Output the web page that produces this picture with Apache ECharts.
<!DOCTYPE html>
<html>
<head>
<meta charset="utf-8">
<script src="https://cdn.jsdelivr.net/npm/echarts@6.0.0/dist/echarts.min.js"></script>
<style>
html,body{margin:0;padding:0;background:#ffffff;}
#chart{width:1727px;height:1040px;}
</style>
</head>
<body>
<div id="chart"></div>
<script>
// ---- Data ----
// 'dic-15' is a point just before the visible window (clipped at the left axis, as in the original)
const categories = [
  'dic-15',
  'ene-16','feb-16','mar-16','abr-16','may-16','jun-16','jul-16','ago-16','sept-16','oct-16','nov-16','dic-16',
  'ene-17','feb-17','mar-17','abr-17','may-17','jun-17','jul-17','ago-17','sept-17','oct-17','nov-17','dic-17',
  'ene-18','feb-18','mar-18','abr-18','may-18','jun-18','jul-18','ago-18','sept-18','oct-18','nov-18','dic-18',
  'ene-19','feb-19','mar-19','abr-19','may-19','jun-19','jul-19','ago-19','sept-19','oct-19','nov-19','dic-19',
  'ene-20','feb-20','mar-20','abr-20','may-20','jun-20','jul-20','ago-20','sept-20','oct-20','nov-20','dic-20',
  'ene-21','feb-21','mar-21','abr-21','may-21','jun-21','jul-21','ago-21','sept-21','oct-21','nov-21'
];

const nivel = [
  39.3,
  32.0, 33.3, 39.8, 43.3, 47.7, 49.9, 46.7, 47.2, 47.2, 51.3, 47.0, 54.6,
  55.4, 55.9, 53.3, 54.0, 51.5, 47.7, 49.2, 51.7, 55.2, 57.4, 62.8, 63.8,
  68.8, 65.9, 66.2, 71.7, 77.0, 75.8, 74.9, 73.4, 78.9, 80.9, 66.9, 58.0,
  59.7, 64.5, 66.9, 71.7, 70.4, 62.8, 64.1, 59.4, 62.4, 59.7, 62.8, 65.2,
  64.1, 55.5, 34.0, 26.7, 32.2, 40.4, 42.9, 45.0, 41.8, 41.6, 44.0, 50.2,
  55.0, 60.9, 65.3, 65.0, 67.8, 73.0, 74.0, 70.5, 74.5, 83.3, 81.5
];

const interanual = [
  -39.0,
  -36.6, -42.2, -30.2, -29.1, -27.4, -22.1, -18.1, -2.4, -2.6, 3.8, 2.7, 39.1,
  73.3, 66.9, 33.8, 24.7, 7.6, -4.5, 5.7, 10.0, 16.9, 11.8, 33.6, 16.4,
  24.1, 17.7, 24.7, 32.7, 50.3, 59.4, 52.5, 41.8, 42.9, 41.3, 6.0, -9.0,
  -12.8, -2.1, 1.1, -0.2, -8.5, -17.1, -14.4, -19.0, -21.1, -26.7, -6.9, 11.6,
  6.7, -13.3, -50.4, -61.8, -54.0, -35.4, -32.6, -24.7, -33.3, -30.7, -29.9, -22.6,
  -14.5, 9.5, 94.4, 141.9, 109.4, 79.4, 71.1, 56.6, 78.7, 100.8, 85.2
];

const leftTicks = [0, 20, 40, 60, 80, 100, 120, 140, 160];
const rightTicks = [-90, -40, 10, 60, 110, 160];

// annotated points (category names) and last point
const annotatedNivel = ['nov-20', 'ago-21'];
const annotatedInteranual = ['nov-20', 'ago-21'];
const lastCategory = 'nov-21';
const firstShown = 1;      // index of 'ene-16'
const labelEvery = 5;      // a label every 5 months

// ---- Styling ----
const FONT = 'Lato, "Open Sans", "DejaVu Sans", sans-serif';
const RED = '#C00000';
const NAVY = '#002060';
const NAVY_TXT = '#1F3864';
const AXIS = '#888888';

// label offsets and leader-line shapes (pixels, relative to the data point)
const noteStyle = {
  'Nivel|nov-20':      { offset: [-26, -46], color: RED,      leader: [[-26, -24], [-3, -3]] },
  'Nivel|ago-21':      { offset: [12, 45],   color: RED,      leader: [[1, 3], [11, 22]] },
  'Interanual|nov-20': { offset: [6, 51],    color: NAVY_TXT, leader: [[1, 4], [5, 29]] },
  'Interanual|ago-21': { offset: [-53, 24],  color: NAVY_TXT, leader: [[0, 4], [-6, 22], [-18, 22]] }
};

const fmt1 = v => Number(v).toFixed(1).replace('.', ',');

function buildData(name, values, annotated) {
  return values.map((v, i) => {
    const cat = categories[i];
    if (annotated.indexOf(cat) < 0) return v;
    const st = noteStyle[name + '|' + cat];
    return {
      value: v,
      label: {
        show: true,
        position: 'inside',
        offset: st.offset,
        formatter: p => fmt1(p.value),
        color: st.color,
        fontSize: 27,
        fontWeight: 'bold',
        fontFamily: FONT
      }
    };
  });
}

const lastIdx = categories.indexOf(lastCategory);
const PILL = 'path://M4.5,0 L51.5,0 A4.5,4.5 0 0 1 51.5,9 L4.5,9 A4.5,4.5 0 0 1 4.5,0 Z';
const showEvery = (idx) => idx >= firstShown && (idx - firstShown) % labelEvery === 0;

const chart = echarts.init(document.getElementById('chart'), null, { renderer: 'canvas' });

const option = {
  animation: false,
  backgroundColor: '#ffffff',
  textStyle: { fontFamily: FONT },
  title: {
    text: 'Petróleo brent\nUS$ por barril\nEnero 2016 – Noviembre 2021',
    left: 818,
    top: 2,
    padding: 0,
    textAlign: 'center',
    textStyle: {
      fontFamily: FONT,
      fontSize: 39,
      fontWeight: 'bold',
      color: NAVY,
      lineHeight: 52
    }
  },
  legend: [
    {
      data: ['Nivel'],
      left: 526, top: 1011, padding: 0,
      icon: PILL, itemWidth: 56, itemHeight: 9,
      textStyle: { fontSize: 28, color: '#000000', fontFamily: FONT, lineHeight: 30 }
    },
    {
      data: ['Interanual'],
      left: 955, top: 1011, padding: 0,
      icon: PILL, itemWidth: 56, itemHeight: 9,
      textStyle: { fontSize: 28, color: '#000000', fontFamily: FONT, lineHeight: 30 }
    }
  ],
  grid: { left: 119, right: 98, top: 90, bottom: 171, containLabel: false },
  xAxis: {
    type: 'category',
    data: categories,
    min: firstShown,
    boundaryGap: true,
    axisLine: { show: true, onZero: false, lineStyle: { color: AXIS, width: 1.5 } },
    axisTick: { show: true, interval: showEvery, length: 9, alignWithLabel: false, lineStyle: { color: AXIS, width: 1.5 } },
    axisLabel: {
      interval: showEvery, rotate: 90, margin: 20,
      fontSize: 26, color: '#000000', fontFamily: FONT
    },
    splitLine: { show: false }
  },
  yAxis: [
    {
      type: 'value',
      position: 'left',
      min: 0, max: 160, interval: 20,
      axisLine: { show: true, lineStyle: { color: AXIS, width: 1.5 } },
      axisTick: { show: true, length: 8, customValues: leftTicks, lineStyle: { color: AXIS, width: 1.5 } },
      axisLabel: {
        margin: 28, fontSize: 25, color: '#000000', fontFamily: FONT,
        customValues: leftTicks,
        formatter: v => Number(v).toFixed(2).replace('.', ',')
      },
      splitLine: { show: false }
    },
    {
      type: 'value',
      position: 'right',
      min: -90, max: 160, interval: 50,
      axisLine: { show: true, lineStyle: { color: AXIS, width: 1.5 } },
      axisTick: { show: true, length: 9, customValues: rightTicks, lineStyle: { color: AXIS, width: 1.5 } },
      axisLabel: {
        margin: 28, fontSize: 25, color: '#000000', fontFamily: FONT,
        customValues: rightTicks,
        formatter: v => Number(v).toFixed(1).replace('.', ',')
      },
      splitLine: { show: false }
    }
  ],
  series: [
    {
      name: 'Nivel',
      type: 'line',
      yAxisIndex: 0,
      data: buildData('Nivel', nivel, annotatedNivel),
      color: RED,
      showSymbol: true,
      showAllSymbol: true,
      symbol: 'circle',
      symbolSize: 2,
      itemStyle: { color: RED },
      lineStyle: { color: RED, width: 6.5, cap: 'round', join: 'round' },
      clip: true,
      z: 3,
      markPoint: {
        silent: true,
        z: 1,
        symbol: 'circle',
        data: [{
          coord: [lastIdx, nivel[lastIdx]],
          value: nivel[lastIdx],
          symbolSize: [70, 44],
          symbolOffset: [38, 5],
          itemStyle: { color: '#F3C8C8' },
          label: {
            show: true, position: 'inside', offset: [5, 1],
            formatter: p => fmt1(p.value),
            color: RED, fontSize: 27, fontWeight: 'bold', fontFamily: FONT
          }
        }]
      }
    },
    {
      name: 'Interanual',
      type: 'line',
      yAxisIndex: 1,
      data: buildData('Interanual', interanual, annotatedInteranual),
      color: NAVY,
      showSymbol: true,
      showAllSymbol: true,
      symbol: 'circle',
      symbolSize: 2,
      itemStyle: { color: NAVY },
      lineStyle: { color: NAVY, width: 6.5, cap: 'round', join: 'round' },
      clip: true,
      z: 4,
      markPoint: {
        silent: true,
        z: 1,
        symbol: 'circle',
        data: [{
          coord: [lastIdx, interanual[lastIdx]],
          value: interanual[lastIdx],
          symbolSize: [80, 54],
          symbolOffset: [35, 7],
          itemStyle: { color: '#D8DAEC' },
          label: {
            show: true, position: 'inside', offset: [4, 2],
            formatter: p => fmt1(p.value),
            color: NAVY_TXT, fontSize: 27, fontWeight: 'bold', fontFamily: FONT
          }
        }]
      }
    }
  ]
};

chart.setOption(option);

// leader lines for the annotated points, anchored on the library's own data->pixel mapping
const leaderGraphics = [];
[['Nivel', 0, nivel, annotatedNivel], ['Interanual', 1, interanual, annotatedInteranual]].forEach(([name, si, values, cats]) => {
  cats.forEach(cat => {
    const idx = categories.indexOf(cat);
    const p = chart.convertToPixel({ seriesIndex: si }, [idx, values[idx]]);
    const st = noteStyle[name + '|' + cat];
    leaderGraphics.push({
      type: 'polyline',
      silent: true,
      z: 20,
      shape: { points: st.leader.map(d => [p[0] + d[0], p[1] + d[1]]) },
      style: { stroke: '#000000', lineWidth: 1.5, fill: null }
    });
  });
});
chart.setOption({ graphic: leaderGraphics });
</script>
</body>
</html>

──────

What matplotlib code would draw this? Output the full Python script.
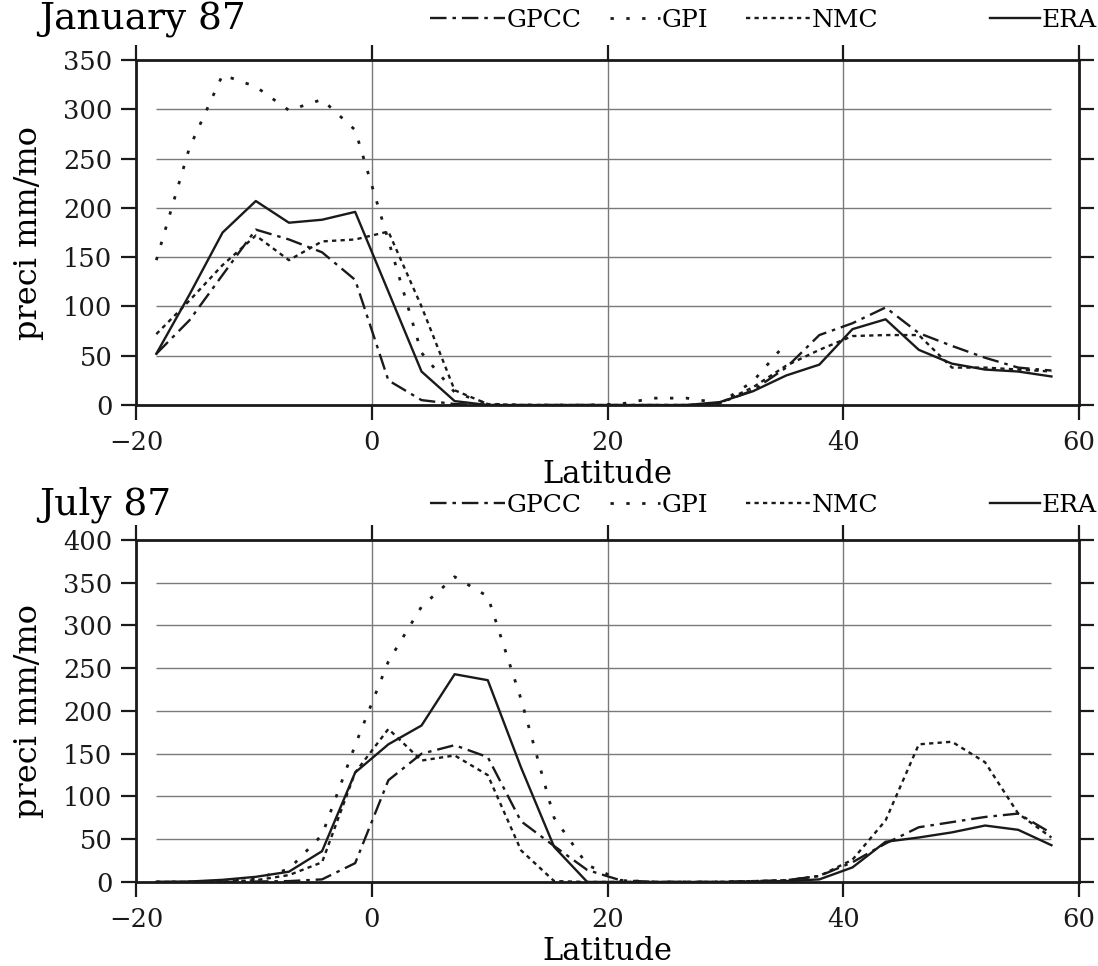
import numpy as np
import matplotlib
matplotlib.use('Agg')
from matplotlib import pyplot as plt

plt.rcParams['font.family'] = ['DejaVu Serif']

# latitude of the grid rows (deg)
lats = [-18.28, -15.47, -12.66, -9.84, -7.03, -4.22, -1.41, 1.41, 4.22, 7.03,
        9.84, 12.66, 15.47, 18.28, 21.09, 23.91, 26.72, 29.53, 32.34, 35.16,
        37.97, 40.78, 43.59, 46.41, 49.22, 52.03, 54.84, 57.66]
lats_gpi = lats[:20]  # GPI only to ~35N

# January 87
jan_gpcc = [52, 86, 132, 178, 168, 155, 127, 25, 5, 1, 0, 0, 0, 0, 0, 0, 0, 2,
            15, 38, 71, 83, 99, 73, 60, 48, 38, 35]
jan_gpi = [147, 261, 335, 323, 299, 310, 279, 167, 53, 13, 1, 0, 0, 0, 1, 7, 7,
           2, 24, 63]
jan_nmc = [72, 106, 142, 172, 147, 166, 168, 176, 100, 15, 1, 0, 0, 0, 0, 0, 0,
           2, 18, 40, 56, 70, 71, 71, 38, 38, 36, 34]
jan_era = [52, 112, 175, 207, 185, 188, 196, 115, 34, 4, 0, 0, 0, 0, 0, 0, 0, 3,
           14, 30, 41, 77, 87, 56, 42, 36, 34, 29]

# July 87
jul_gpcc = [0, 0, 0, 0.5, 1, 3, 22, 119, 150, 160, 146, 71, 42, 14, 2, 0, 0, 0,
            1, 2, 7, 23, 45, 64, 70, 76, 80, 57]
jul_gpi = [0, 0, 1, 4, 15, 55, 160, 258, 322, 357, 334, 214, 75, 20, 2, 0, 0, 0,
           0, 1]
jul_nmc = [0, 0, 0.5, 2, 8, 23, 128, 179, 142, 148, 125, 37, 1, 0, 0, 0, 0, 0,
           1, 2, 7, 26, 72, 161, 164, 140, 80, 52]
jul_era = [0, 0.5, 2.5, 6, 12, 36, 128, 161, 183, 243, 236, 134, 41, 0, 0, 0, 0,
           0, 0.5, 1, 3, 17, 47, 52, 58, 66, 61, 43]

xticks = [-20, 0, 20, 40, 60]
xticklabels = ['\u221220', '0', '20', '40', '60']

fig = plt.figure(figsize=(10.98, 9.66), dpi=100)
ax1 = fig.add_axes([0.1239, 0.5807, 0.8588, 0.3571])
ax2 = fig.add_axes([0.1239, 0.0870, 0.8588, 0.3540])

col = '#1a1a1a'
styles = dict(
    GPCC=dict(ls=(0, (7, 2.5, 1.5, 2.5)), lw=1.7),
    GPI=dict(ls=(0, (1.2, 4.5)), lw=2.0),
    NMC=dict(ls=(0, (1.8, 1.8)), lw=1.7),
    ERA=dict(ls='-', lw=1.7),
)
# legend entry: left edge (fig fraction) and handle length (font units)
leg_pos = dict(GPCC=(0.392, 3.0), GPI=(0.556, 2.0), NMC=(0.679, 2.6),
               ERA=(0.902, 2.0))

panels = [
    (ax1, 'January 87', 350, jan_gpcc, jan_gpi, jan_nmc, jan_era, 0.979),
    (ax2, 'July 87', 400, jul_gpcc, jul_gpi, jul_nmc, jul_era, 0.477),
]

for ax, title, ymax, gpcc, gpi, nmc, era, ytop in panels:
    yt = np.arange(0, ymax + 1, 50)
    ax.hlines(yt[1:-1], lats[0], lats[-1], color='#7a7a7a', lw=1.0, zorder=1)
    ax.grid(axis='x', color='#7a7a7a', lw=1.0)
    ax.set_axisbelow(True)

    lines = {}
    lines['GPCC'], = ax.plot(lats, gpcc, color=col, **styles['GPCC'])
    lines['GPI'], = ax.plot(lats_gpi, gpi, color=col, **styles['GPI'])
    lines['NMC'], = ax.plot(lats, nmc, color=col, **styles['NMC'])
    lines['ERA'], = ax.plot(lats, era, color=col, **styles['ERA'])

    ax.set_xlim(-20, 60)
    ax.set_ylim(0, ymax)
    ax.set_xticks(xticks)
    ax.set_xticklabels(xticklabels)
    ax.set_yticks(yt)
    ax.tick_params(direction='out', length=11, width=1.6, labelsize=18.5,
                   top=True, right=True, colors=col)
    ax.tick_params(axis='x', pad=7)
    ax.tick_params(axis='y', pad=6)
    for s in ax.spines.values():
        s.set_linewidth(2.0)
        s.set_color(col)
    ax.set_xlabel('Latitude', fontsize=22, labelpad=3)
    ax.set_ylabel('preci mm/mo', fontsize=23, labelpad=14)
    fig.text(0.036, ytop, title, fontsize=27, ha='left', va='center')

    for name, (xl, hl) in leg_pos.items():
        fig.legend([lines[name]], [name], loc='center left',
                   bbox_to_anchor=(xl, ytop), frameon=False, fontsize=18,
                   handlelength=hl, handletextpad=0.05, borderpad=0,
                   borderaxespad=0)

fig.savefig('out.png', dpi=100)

──────

▸ Task
Look above for the line with "What matplotlib code" and copy exactly from it through the line with "lats_gpi = lats[:20]", both included. Omit the pictures.

▸ Exercise solution
What matplotlib code would draw this? Output the full Python script.
import numpy as np
import matplotlib
matplotlib.use('Agg')
from matplotlib import pyplot as plt

plt.rcParams['font.family'] = ['DejaVu Serif']

# latitude of the grid rows (deg)
lats = [-18.28, -15.47, -12.66, -9.84, -7.03, -4.22, -1.41, 1.41, 4.22, 7.03,
        9.84, 12.66, 15.47, 18.28, 21.09, 23.91, 26.72, 29.53, 32.34, 35.16,
        37.97, 40.78, 43.59, 46.41, 49.22, 52.03, 54.84, 57.66]
lats_gpi = lats[:20]  # GPI only to ~35N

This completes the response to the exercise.